To my delight I mastered the implant with ease, and have been using it ever since. It has no batteries, and has only had to be serviced twice in 50 years, once when the original materials decayed, and once when it came unstuck.

The reader is my tongue, the implant is simply a cap on what remains of my left incisor.

What the heck has this got to do with e-trust I hear you cry! Well actually far more than you might think. 
Having perused the recent news that Google is looking to allow you to unlock Chrome without a password, by using your mobile device, but were concerned that the devices might be abused, my surreptitious tongue interface came to mind. 

If I could give my tooth the power to communicate with my device, I could allow Chrome to automagically authenticate me through my device and then confirm my authorisation with a secret tap on my tooth.

An extension of the now hopefully not patentable idea, as I have put it into the public domain, is to piggy back an interface onto the nerves controlling the muscles in a particular area of ones body. then the user the would teach their identity agent their particular secret musculature confirm command.

For the challenge with establishing if any authentication signal was correct is first establishing with a high degree of authority the actual intent of the principal in question. There would also need to have a secret duress signal. Even more capable identity agents would have the capacity to detect the amount of blood in my alcohol!
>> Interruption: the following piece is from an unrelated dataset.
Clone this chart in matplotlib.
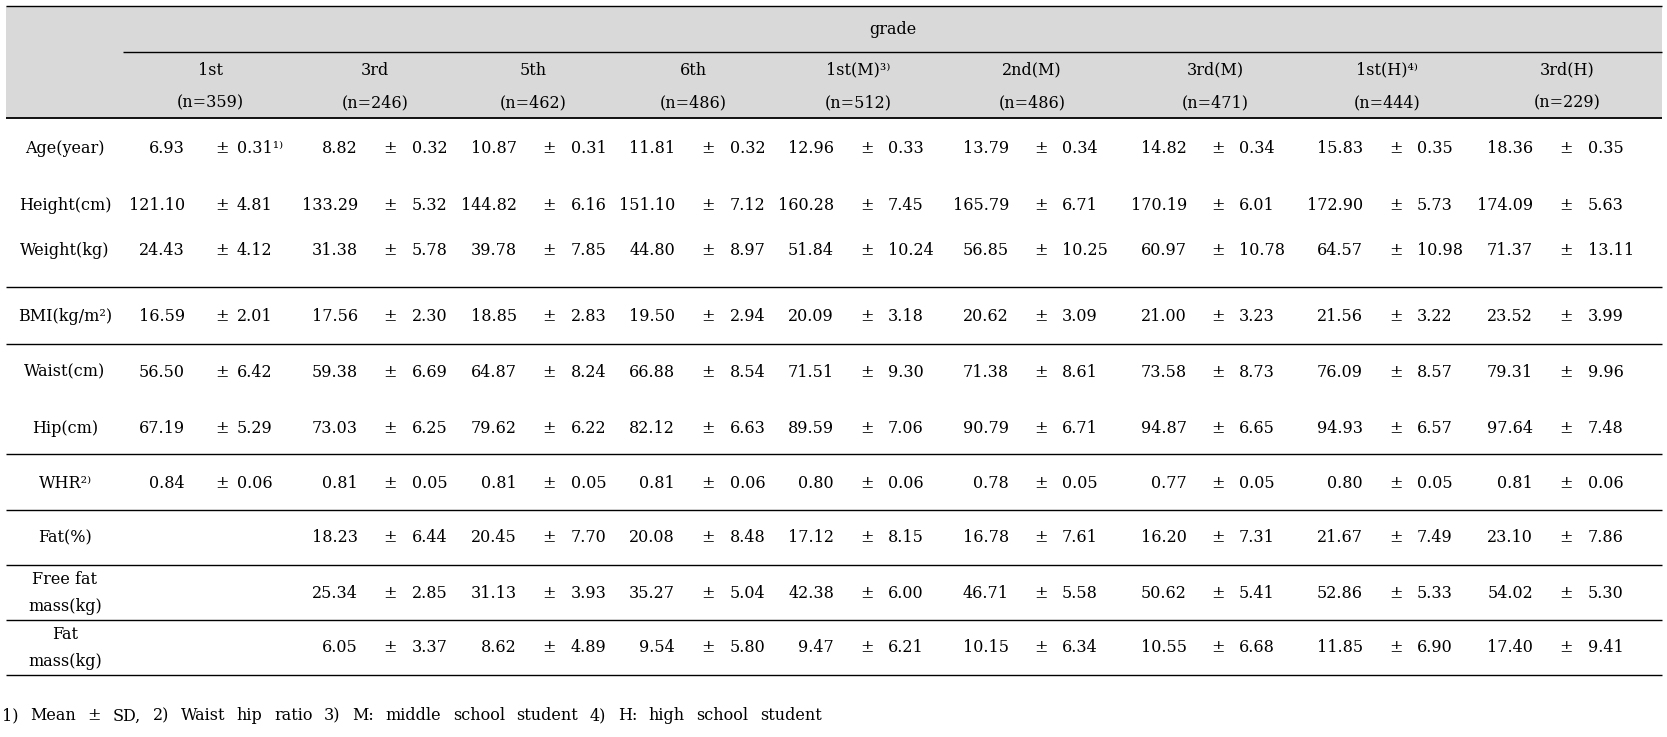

Authorisation would ever be allowed when it was high enough!

Too often are actions taken to be meant, this is not always the case.

Accepting actions without intent is a very fast way of denying the agency of the principal.

So when will I be able to get my dentist implanting my dental authentication device?
Perhaps more importantly what will it be called? 
Yorkshire Version = t'authorise
Modified Joke  = 2or30 ( two authority ok a stretch but close in an Irish accent)

Or a strap round my ankle that detects me twitching my left big toe, three times.
"Trust Ankor"?

It is not sufficient for a device to be able authenticate my ident, my device will need to confirm my intent, the two are very different problems.

As we shift to an Intention based economy this will be a real issue, for which we will need answers.